Você é negra

FONTEPor Thaís dos Santos, enviado para o portal Geledés
NAPPY STUDIO

A primeira vez que ouvi que eu era negra foi de uma pessoa branca, ela me disse: você é negra. A primeira vez que entendi o racismo foi quando ao abrir o portão de acesso ao prédio que eu morava uma mulher branca me parou e me tratou como uma prestadora de serviço dela, serviço esse maioritariamente ocupado por mulheres negras. Eu respondi para ela: eu não sou funcionária, eu moro aqui. Ela não soube o que responder, virou as costas pra mim e eu já subi as escadas com lágrimas nos olhos e chorei por horas. Chorar doeu muito nesse dia. Eu, por ser negra da pele clara e ter o cabelo liso escovado na época, nunca achei que passaria por isso, mas sim, eu passei, chegando em casa, com as compras na mão e a chave do apartamento localizada numa Avenida, pago com o trabalho dos meus pais que sempre priorizaram a educação e a minha segurança e dos meus irmãos (meu irmão era graduando em Ciências da Computação, chefiava o setor de informática de uma rede de alimentos em atacado, minha irmã é psicológa pós graduada e caminha pra sua segunda graduação, agora em pedagogia). A primeira casa da nossa família foi um barraco no morro. Eu e meus irmãos sempre estudamos em escola pública. Meus pais ganhavam salário mínimo, o que não dá pra custear escola particular pra três crianças, apesar de ser o sonho deles.

Entender os privilégios por ser negra da pele clara ainda me davam algum conforto pela passabilidade que isso representava para mim, mas cedo ou tarde isso caía por terra em mais um episódio de racismo velado, mais um episódio de preterimento, mais um episódio de silenciamento, mais um episódio de solidão. Há dois anos eu assumi meus cabelos cacheados de volta, e não foi por causa de transição capilar como muita gente achou, eu nunca usei química no meu cabelo (alisantes e afins), eu cortei pra me ver de volta, sempre existiu em mim um lado que dizia “esse cabelo não é seu”, então no dia do meu aniversário eu quis saber como seria daqui pra frente, e foi a melhor coisa que eu fiz. Ser quem eu sou às vezes me custa noites em claro.
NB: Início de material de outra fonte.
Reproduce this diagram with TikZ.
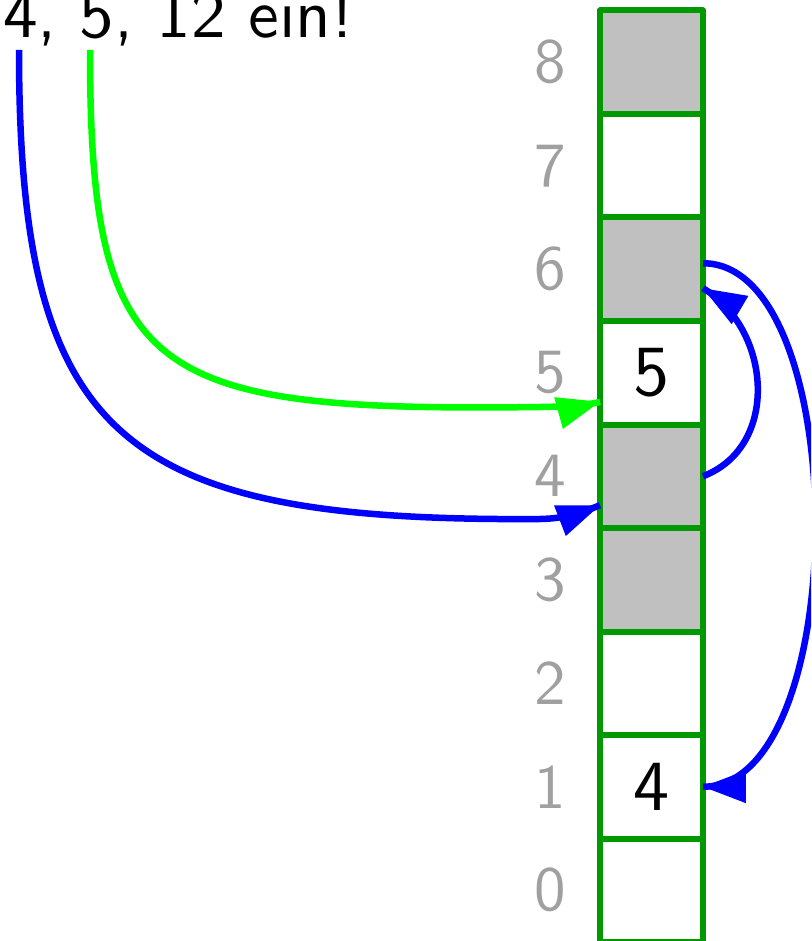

Cresci não gostando do meu corpo, pois entendia que garotas inteligentes eram magras e tinham traços finos como as parisienses dos filmes do Godard, passei a acreditar que eu não combinava com o meu corpo. Eu sempre sou elogiada pelas minhas curvas, mas nunca pelo conhecimento que eu tenho a passar. Um vez uma visita na minha casa perguntou se eu já tinha lido mesmo os livros na minha estante. Um dia eu citei Beckett perguntaram de onde eu sabia quem ele era. Tive o privilégio de tratar em terapia muitas feridas que o racismo e sua estrutura me causaram, mas muitas garotas que se tornaram mulheres crescem acreditando que tem algo errado com elas por serem o tempo todo objetificadas por possuírem esse ou aquele traço da sua raiz negra. Passei anos colocando a mão nos lábios pra sorrir, porque eles são grandes, são negros.

Sonhava em ser rica pra poder afilar meu nariz algum dia. Hoje mulheres ricas e brancas fazem cirurgia plástica para terem lábios como os meus. Cresci aprendendo que beleza era a que pertencia a minhas colegas populares na escola. As brancas. Sempre fui a pessoa maravilhosa, mas poucas vezes a escolhida. Caminhar anos e anos pensando em como se ajustar à uma sociedade estruturalmente racista é como vestir uma armadura a cada dia. Se a gente abaixar a cabeça, nós que lutemos ou a estrutura capitalista burguesa nos mata, nos fere, nos isola, nos suicida, nos amedronta, nos impede. A diferença é que a gente tem que lutar todos os dias, sem descanso. Todos os dias. A gente tem que lutar todos os dias. Nós, negrxs, temos que lutar todos os dias, independente se alguém vai escolher ou não nos ajudar. Há séculos, nós temos que lutar todos os dias.